A parent’s worse nightmare might be putting the baby down for a nap, and returning to find him… dead. This happened to the parents of 6-month-old Bobby Cirigliano, in 2004. But we’re not talking about SIDS or crib death… The tragedy of this story involves the side rail on his drop-side crib, which slid off the tracks, trapped his head and neck between the mattress and the malfunctioning side rail, suffocating him.
Surprisingly, there have been at least 32 other infants and toddlers killed by their drop-side cribs since 2000. These babies were suffocated or strangled in these cribs, which have a side that moves up and down, allowing parents to lift children from the cribs more easily. Drop-sides have been around for decades, but only now are people beginning to question their safety.
The Consumer Product Safety Commission regulates crib safety, and its chairman, Inez Tenenbaum, has pledged to make fixed-side cribs mandatory. It could take many months before becoming effective. Big retailers such as Babies R Us and Wal-Mart have removed drop-side cribs from their sale floors. And now Congress is getting involved.

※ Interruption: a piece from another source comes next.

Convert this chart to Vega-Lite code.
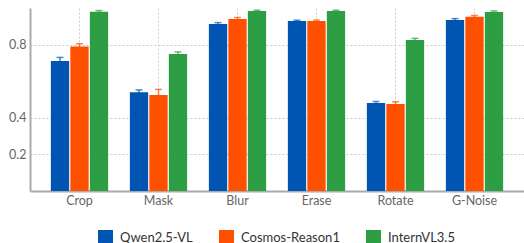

“There’s a great urgency here. We have to make sure that no parent is unaware that drop-side cribs could kill their children,” Sen. Kirsten Gillibrand, D-N.Y., said in an Associated Press interview. She wants to accelerate efforts for a ban, and plans to introduce legislation this week to outlaw the manufacture, sale and resale of all drop-side cribs. She also wants them banned from day-care centers and hotels, and she wants to educate parents who are using them.
“There still are thousands and thousands of children who are sleeping every night in drop-side cribs and we need to protect them,” said Gillibrand.
The Juvenile Products Manufacturers Association, which represents over 90 percent of the crib industry, insists that drop-side cribs are safe w hen assembled and used properly. But more than 7 million of these cribs have been recalled in the past five years, often because screws, safety pegs or plastic tracking for the rail can come loose or break. When the hardware malfunctions, the drop-side rail can detach partially from the crib, creating a space where a baby can get caught and suffocate or strangle.
Some people, such as Z Recommends, question the motives behind the banning of these cribs, saying there may be more to it than meets the eye. Why not issue mandated quality improvements on the design of drop-side cribs (for example: metal instead of plastic hardware, which tends to break), rather than an outright ban? Fixed-sided cribs, even those with shorter legs (as some suggest would become the norm for cribs) will make it very difficult for tall parents, parents with bad backs, pregnant women, or older parents and caregivers to place their babies in the crib.
As one commenter puts it, “Can we put a man on the moon and not make a safe drop-side crib?”
If you are using a drop-side crib, be sure you have assembled it and are using it properly. Check to make sure the model hasn’t been recalled. You may want to consider getting a new crib, or at least anchoring the movable side so there’s no danger of it malfunctioning. It’s always better to be safe than sorry!